The egress proxy blocks attempts to access unauthorized endpoints and reports any such attempts to the Snowflake incident response team.

Attack Scenario

Suppose a threat actor who we will refer to as “Malory” seeks to gain unauthorized access to a compute node within Snowflake to try and compromise customer data. She writes a Python script that attempts to access arbitrary memory and storage on the compute node, but she finds that isolation enforcement mechanisms including namespaces, process isolation, and a chroot filesystem prevent her attempts to access resources outside of the restricted sandbox environment in which her script runs.

Malory’s next strategy is to attempt to break out of the sandbox environment, so she starts looking for ways to apply container-escape tactics. These include capability-based breakouts, mountable devices, control sockets, and exploiting vulnerabilities such as CVE-2019–5736 or CVE-2020–15257. She finds a thoroughly locked-down environment in which the opportunity to introduce such techniques simply doesn’t exist.

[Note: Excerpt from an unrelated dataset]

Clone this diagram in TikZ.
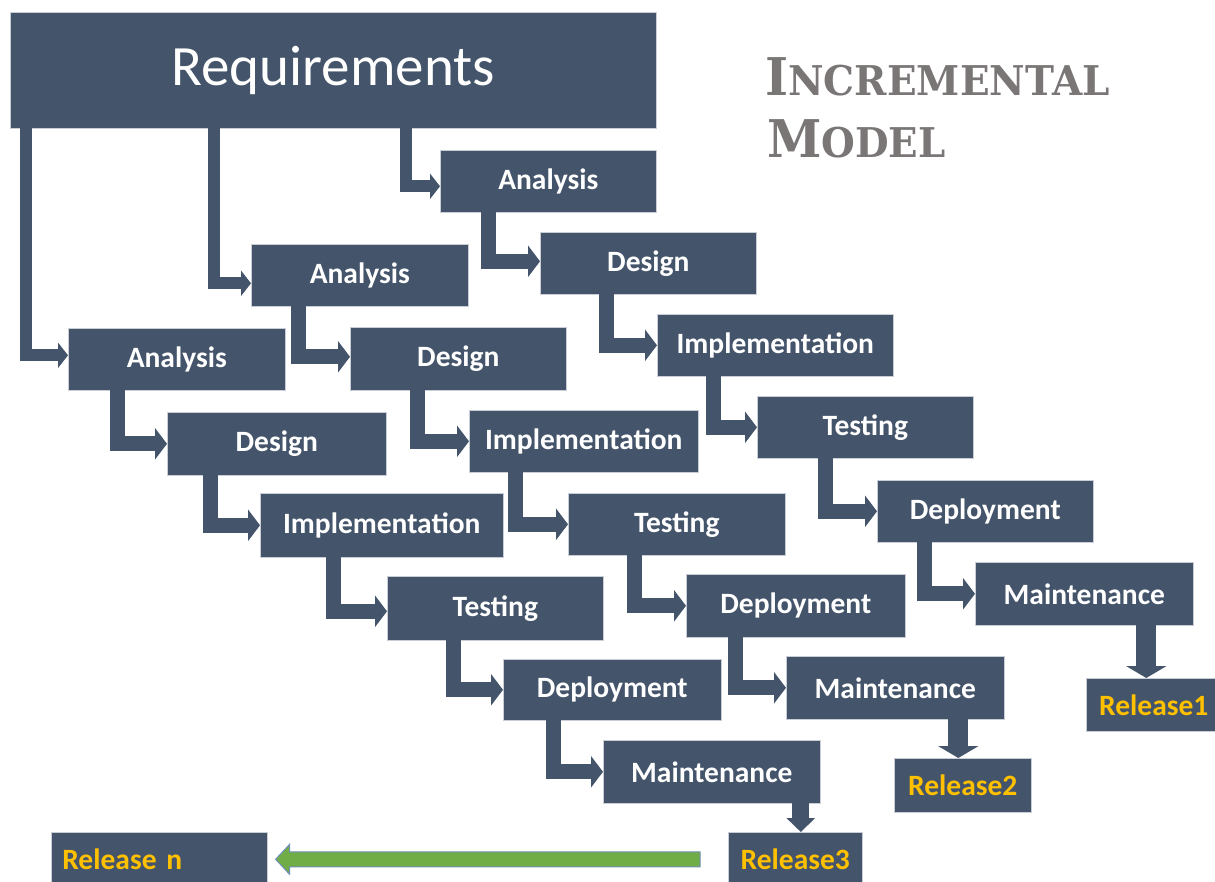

Let’s further assume Malory is an advanced threat actor who applies a zero-day exploit to successfully break out of the sandbox environment and take control of the compute node. She finds the compute node is walled off from most Snowflake services via network security groups that apply to its VPC. She discovers some endpoints she can access, such as one that provides status information for in-flight queries in the account. However, she needs credentials to pass internal authentication checks, and the only credentials she has are scoped for the specific account for the compute node that she has compromised. Because she is using that same account to launch her attack in the first place, she gains no access to customer data outside of her own account.

Malory figures that at least she can try to disrupt Snowflake operations by performing a denial-of-service attack, but she finds that a rate-limiting mechanism prevents degradation of service and notifies Snowflake’s threat detection team of potentially malicious activity in the network.

At this point, Malory gives up on directly attacking Snowflake’s infrastructure and instead attacks a target user’s software supply chain, introducing trojan code into a Python dependency in an attempt to exfiltrate the target user’s data over the network. Snowflake’s egress proxy detects the trojan code’s attempt to connect to an unauthorized endpoint on the Internet, blocks the connection, and alerts Snowflake’s threat detection team of the unauthorized network event.

Despite all of Malory’s attempts, she has been thwarted and/or detected before she can carry out a number of attempts at infiltrating the system and wreaking serious havoc.

Conclusion

This combination of security-first design, on-host access control, isolation mechanisms, and an egress proxy offers Snowflake and its customers a high degree of protection from potentially malicious code that may find its way into UDFs. Much of this involves applying established best practices, and the Data Cloud has inspired the Snowpark team to continue developing advanced technology to secure your data. Although Snowpark was an ambitious platform to create, the extremely positive feedback about the type, size, and diversity of workloads customers already run with Snowpark tells us it was worth the effort. We feel we’ve created something uniquely useful and secure.